Tendência corrosiva da autêntica Cultura. Elemento, a meu ver, impeditivo da
edificação de uma verdadeira tradição de Alta Cultura, suporte indispensável do
progresso civilizacional. Neste tempo presente em que se tem visto triunfar a
mentalidade do light, em que no viver
societal o apelo ao superficial, ao ligeiro, ao soft, ao comercial, ao popularucho se tornou constante e até mesmo exuberante,
o Intervalo Grupo de Teatro, sob a lúcida direcção do Armando Caldas, tem sido
vivo exemplo de não-abdicação intelectual, de recusa de cedência ideológica a
uma medíocre corrente dominante, mostrando, do mesmo passo, como o sucesso
popular é natural efeito da boa vulgarização das grandes criações artísticas. A
dignidade de produções, a que tive o prazer de assistir, como as de A Gaivota de Tchekhov, de D. Quixote, de O Tinteiro de Carlos Muñiz, bem como a regular presença em cartaz
de peças com a assinatura dos maiores dramaturgos (Shakespeare, Molière,
Beaumarchais, Tchekhov) são a demonstração clara da possibilidade de coabitação
do sucesso popular com a erudição e de como se deve criar o bom gosto
artístico.
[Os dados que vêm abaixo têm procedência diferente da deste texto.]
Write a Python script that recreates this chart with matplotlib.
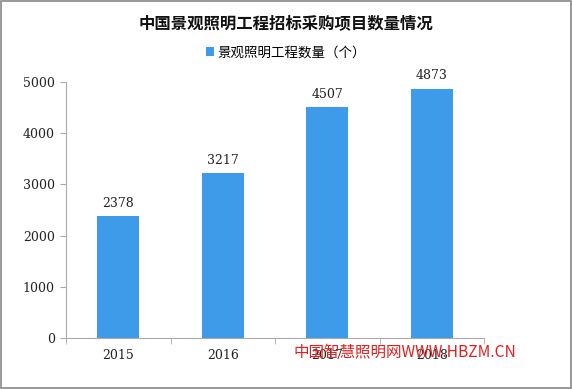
import matplotlib
matplotlib.use("Agg")
import matplotlib.pyplot as plt
from matplotlib.patches import Rectangle

plt.rcParams['font.family'] = ['Noto Sans CJK SC', 'DejaVu Sans']

years = ['2015', '2016', '2017', '2018']
counts = [2378, 3217, 4507, 4873]
title = '中国景观照明工程招标采购项目数量情况'
legend_label = '景观照明工程数量（个）'
bar_color = '#3d9be9'

fig = plt.figure(figsize=(5.72, 3.89), dpi=100)
fig.patch.set_facecolor('white')
fig.patches.append(Rectangle((0.002, 0.002), 0.996, 0.996, transform=fig.transFigure,
                             fill=False, edgecolor='#888888', linewidth=1.2))
ax = fig.add_axes([0.1154, 0.1311, 0.7308, 0.658])

x = range(len(years))
bars = ax.bar(x, counts, width=0.4, color=bar_color, label=legend_label)
for xi, v in zip(x, counts):
    ax.text(xi, v + 120, str(v), ha='center', va='bottom', fontsize=9, color='#222222',
            family=['DejaVu Serif'])

ax.set_xlim(-0.5, 3.5)
ax.set_ylim(0, 5000)
ax.set_yticks([0, 1000, 2000, 3000, 4000, 5000])
ax.set_xticks(list(x))
ax.set_xticklabels(years)
ax.set_xticks([-0.5, 0.5, 1.5, 2.5, 3.5], minor=True)
ax.tick_params(axis='x', which='major', length=0, pad=8, labelsize=9)
ax.tick_params(axis='x', which='minor', length=4, color='#aaaaaa')
ax.tick_params(axis='y', length=4, color='#aaaaaa', labelsize=9, pad=4)
for lbl in ax.get_xticklabels() + ax.get_yticklabels():
    lbl.set_fontfamily(['DejaVu Serif'])
    lbl.set_color('#222222')
for s in ['top', 'right']:
    ax.spines[s].set_visible(False)
for s in ['left', 'bottom']:
    ax.spines[s].set_color('#aaaaaa')

fig.text(0.5, 0.94, title, ha='center', va='center', fontsize=11.8, fontweight='bold', color='#111111')
leg = fig.legend(handles=[bars], labels=[legend_label], loc='center', bbox_to_anchor=(0.5, 0.865),
                 frameon=False, fontsize=9.7, handlelength=0.6, handleheight=0.6, handletextpad=0.3)

fig.text(0.902, 0.092, '中国智慧照明网WWW.HBZM.CN', ha='right', va='center', fontsize=11.2,
         color='#e02020')

fig.savefig('out.png', dpi=100)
Um exemplo que adquire ainda maior relevância em momento histórico
particularmente grave, como é este nosso agora, em que valores civilizacionais
basilares se vêem ameaçados, incluindo o da elevação cultural, e em que
ressurge uma agressiva política governativa anticultura. Bastaria o perfil
dessa atitude/acção que agora procurei pôr em evidência para atestar da justeza
da homenagem consubstanciada neste volume. Parabéns Armando, e obrigado.